[Items listed in a dataset]
-- BEGIN --

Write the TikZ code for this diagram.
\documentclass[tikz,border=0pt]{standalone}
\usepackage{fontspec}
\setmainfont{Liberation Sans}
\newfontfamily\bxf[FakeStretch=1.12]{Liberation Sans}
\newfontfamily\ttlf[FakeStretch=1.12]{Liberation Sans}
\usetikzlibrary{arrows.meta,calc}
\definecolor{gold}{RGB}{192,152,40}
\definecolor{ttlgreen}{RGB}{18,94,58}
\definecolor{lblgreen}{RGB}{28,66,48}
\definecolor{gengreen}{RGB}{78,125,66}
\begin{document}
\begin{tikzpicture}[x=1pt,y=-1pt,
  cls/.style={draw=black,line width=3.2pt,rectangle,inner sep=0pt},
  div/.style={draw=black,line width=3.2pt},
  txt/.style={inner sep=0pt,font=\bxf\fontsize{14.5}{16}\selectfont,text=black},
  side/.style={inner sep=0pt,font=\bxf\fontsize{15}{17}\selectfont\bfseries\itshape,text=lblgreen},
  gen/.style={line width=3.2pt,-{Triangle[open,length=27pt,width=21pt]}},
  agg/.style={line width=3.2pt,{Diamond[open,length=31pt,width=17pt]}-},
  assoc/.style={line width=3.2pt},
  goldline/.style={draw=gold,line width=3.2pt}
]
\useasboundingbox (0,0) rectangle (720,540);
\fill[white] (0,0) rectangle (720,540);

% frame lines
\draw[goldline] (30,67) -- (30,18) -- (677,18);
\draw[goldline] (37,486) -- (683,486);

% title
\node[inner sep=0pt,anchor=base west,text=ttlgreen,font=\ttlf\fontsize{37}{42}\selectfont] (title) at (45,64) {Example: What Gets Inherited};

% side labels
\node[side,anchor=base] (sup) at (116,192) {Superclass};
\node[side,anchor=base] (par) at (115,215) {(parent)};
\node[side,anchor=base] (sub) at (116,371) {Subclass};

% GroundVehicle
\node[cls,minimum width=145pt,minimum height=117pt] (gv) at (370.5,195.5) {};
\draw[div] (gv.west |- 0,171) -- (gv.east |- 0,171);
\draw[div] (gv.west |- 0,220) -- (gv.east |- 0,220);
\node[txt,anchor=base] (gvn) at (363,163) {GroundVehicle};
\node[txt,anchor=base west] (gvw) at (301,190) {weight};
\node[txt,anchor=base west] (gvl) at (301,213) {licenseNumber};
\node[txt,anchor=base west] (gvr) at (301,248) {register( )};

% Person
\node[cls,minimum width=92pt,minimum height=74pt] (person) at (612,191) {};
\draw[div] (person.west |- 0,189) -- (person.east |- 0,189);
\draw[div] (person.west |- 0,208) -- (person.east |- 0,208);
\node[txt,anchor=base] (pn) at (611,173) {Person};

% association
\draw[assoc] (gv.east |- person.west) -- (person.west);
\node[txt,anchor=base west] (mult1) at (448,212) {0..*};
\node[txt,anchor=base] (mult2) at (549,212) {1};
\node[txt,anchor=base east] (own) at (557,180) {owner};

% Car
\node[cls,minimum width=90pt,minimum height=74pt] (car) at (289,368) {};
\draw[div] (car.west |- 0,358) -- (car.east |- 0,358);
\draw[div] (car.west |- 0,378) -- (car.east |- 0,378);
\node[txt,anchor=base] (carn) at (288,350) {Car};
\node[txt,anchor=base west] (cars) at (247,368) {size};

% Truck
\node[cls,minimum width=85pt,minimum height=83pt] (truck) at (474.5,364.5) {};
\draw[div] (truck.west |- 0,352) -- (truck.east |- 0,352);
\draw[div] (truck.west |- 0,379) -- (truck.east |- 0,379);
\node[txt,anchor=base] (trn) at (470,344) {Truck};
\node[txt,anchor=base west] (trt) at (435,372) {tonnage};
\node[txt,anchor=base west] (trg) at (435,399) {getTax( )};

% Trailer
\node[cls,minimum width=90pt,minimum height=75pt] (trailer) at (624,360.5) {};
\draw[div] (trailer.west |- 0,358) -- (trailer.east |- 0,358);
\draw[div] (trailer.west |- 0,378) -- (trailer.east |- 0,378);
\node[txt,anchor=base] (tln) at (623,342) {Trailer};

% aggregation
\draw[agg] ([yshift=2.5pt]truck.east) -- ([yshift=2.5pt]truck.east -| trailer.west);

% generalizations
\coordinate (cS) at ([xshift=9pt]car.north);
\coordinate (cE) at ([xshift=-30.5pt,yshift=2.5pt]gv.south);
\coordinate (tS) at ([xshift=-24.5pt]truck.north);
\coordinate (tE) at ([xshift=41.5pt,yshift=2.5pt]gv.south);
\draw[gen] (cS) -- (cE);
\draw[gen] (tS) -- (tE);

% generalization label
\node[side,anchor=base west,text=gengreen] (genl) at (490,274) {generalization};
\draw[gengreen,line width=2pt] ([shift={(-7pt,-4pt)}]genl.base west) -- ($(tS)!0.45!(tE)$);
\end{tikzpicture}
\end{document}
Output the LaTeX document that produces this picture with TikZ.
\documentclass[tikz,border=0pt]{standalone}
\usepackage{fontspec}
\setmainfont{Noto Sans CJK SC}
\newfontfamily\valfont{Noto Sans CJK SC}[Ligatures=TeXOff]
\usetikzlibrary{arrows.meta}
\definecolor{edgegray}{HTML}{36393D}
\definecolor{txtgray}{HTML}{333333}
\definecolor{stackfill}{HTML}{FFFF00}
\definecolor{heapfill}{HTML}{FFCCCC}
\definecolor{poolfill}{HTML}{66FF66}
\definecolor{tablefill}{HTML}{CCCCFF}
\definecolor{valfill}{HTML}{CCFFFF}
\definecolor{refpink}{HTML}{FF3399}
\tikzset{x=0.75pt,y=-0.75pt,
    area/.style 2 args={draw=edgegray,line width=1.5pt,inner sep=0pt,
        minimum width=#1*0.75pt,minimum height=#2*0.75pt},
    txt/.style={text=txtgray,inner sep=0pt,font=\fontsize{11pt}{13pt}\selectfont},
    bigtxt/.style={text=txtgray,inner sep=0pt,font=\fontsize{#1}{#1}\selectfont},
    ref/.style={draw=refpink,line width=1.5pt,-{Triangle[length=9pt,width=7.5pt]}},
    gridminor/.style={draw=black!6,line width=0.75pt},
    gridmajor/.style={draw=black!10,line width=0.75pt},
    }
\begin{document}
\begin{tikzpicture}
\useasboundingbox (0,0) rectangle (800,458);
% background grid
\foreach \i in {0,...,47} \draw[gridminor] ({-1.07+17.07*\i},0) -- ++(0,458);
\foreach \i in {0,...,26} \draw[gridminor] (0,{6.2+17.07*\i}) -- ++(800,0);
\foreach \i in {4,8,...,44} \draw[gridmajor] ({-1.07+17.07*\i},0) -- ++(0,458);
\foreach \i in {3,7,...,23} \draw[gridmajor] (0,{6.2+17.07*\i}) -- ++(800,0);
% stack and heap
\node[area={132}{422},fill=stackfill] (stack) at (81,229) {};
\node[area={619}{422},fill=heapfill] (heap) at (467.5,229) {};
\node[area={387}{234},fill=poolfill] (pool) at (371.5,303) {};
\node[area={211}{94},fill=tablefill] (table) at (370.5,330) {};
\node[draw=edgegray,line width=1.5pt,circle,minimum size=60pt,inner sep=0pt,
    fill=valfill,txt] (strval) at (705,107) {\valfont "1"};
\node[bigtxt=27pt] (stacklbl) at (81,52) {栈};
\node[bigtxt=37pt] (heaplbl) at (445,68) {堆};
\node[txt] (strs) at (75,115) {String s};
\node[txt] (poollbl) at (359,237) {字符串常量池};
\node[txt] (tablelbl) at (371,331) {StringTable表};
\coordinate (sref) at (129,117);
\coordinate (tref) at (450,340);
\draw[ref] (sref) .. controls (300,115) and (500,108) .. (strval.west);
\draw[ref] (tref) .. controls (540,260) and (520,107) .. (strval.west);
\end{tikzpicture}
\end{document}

-- END --

Each line of the listing should be copied exactly.

> [Task answer]
Write the TikZ code for this diagram.
\documentclass[tikz,border=0pt]{standalone}
\usepackage{fontspec}
\setmainfont{Liberation Sans}
\newfontfamily\bxf[FakeStretch=1.12]{Liberation Sans}
\newfontfamily\ttlf[FakeStretch=1.12]{Liberation Sans}
\usetikzlibrary{arrows.meta,calc}
\definecolor{gold}{RGB}{192,152,40}
\definecolor{ttlgreen}{RGB}{18,94,58}
\definecolor{lblgreen}{RGB}{28,66,48}
\definecolor{gengreen}{RGB}{78,125,66}
\begin{document}
\begin{tikzpicture}[x=1pt,y=-1pt,
  cls/.style={draw=black,line width=3.2pt,rectangle,inner sep=0pt},
  div/.style={draw=black,line width=3.2pt},
  txt/.style={inner sep=0pt,font=\bxf\fontsize{14.5}{16}\selectfont,text=black},
  side/.style={inner sep=0pt,font=\bxf\fontsize{15}{17}\selectfont\bfseries\itshape,text=lblgreen},
  gen/.style={line width=3.2pt,-{Triangle[open,length=27pt,width=21pt]}},
  agg/.style={line width=3.2pt,{Diamond[open,length=31pt,width=17pt]}-},
  assoc/.style={line width=3.2pt},
  goldline/.style={draw=gold,line width=3.2pt}
]
\useasboundingbox (0,0) rectangle (720,540);
\fill[white] (0,0) rectangle (720,540);

% frame lines
\draw[goldline] (30,67) -- (30,18) -- (677,18);
\draw[goldline] (37,486) -- (683,486);

% title
\node[inner sep=0pt,anchor=base west,text=ttlgreen,font=\ttlf\fontsize{37}{42}\selectfont] (title) at (45,64) {Example: What Gets Inherited};

% side labels
\node[side,anchor=base] (sup) at (116,192) {Superclass};
\node[side,anchor=base] (par) at (115,215) {(parent)};
\node[side,anchor=base] (sub) at (116,371) {Subclass};

% GroundVehicle
\node[cls,minimum width=145pt,minimum height=117pt] (gv) at (370.5,195.5) {};
\draw[div] (gv.west |- 0,171) -- (gv.east |- 0,171);
\draw[div] (gv.west |- 0,220) -- (gv.east |- 0,220);
\node[txt,anchor=base] (gvn) at (363,163) {GroundVehicle};
\node[txt,anchor=base west] (gvw) at (301,190) {weight};
\node[txt,anchor=base west] (gvl) at (301,213) {licenseNumber};
\node[txt,anchor=base west] (gvr) at (301,248) {register( )};

% Person
\node[cls,minimum width=92pt,minimum height=74pt] (person) at (612,191) {};
\draw[div] (person.west |- 0,189) -- (person.east |- 0,189);
\draw[div] (person.west |- 0,208) -- (person.east |- 0,208);
\node[txt,anchor=base] (pn) at (611,173) {Person};

% association
\draw[assoc] (gv.east |- person.west) -- (person.west);
\node[txt,anchor=base west] (mult1) at (448,212) {0..*};
\node[txt,anchor=base] (mult2) at (549,212) {1};
\node[txt,anchor=base east] (own) at (557,180) {owner};

% Car
\node[cls,minimum width=90pt,minimum height=74pt] (car) at (289,368) {};
\draw[div] (car.west |- 0,358) -- (car.east |- 0,358);
\draw[div] (car.west |- 0,378) -- (car.east |- 0,378);
\node[txt,anchor=base] (carn) at (288,350) {Car};
\node[txt,anchor=base west] (cars) at (247,368) {size};

% Truck
\node[cls,minimum width=85pt,minimum height=83pt] (truck) at (474.5,364.5) {};
\draw[div] (truck.west |- 0,352) -- (truck.east |- 0,352);
\draw[div] (truck.west |- 0,379) -- (truck.east |- 0,379);
\node[txt,anchor=base] (trn) at (470,344) {Truck};
\node[txt,anchor=base west] (trt) at (435,372) {tonnage};
\node[txt,anchor=base west] (trg) at (435,399) {getTax( )};

% Trailer
\node[cls,minimum width=90pt,minimum height=75pt] (trailer) at (624,360.5) {};
\draw[div] (trailer.west |- 0,358) -- (trailer.east |- 0,358);
\draw[div] (trailer.west |- 0,378) -- (trailer.east |- 0,378);
\node[txt,anchor=base] (tln) at (623,342) {Trailer};

% aggregation
\draw[agg] ([yshift=2.5pt]truck.east) -- ([yshift=2.5pt]truck.east -| trailer.west);

% generalizations
\coordinate (cS) at ([xshift=9pt]car.north);
\coordinate (cE) at ([xshift=-30.5pt,yshift=2.5pt]gv.south);
\coordinate (tS) at ([xshift=-24.5pt]truck.north);
\coordinate (tE) at ([xshift=41.5pt,yshift=2.5pt]gv.south);
\draw[gen] (cS) -- (cE);
\draw[gen] (tS) -- (tE);

% generalization label
\node[side,anchor=base west,text=gengreen] (genl) at (490,274) {generalization};
\draw[gengreen,line width=2pt] ([shift={(-7pt,-4pt)}]genl.base west) -- ($(tS)!0.45!(tE)$);
\end{tikzpicture}
\end{document}
Output the LaTeX document that produces this picture with TikZ.
\documentclass[tikz,border=0pt]{standalone}
\usepackage{fontspec}
\setmainfont{Noto Sans CJK SC}
\newfontfamily\valfont{Noto Sans CJK SC}[Ligatures=TeXOff]
\usetikzlibrary{arrows.meta}
\definecolor{edgegray}{HTML}{36393D}
\definecolor{txtgray}{HTML}{333333}
\definecolor{stackfill}{HTML}{FFFF00}
\definecolor{heapfill}{HTML}{FFCCCC}
\definecolor{poolfill}{HTML}{66FF66}
\definecolor{tablefill}{HTML}{CCCCFF}
\definecolor{valfill}{HTML}{CCFFFF}
\definecolor{refpink}{HTML}{FF3399}
\tikzset{x=0.75pt,y=-0.75pt,
    area/.style 2 args={draw=edgegray,line width=1.5pt,inner sep=0pt,
        minimum width=#1*0.75pt,minimum height=#2*0.75pt},
    txt/.style={text=txtgray,inner sep=0pt,font=\fontsize{11pt}{13pt}\selectfont},
    bigtxt/.style={text=txtgray,inner sep=0pt,font=\fontsize{#1}{#1}\selectfont},
    ref/.style={draw=refpink,line width=1.5pt,-{Triangle[length=9pt,width=7.5pt]}},
    gridminor/.style={draw=black!6,line width=0.75pt},
    gridmajor/.style={draw=black!10,line width=0.75pt},
    }
\begin{document}
\begin{tikzpicture}
\useasboundingbox (0,0) rectangle (800,458);
% background grid
\foreach \i in {0,...,47} \draw[gridminor] ({-1.07+17.07*\i},0) -- ++(0,458);
\foreach \i in {0,...,26} \draw[gridminor] (0,{6.2+17.07*\i}) -- ++(800,0);
\foreach \i in {4,8,...,44} \draw[gridmajor] ({-1.07+17.07*\i},0) -- ++(0,458);
\foreach \i in {3,7,...,23} \draw[gridmajor] (0,{6.2+17.07*\i}) -- ++(800,0);
% stack and heap
\node[area={132}{422},fill=stackfill] (stack) at (81,229) {};
\node[area={619}{422},fill=heapfill] (heap) at (467.5,229) {};
\node[area={387}{234},fill=poolfill] (pool) at (371.5,303) {};
\node[area={211}{94},fill=tablefill] (table) at (370.5,330) {};
\node[draw=edgegray,line width=1.5pt,circle,minimum size=60pt,inner sep=0pt,
    fill=valfill,txt] (strval) at (705,107) {\valfont "1"};
\node[bigtxt=27pt] (stacklbl) at (81,52) {栈};
\node[bigtxt=37pt] (heaplbl) at (445,68) {堆};
\node[txt] (strs) at (75,115) {String s};
\node[txt] (poollbl) at (359,237) {字符串常量池};
\node[txt] (tablelbl) at (371,331) {StringTable表};
\coordinate (sref) at (129,117);
\coordinate (tref) at (450,340);
\draw[ref] (sref) .. controls (300,115) and (500,108) .. (strval.west);
\draw[ref] (tref) .. controls (540,260) and (520,107) .. (strval.west);
\end{tikzpicture}
\end{document}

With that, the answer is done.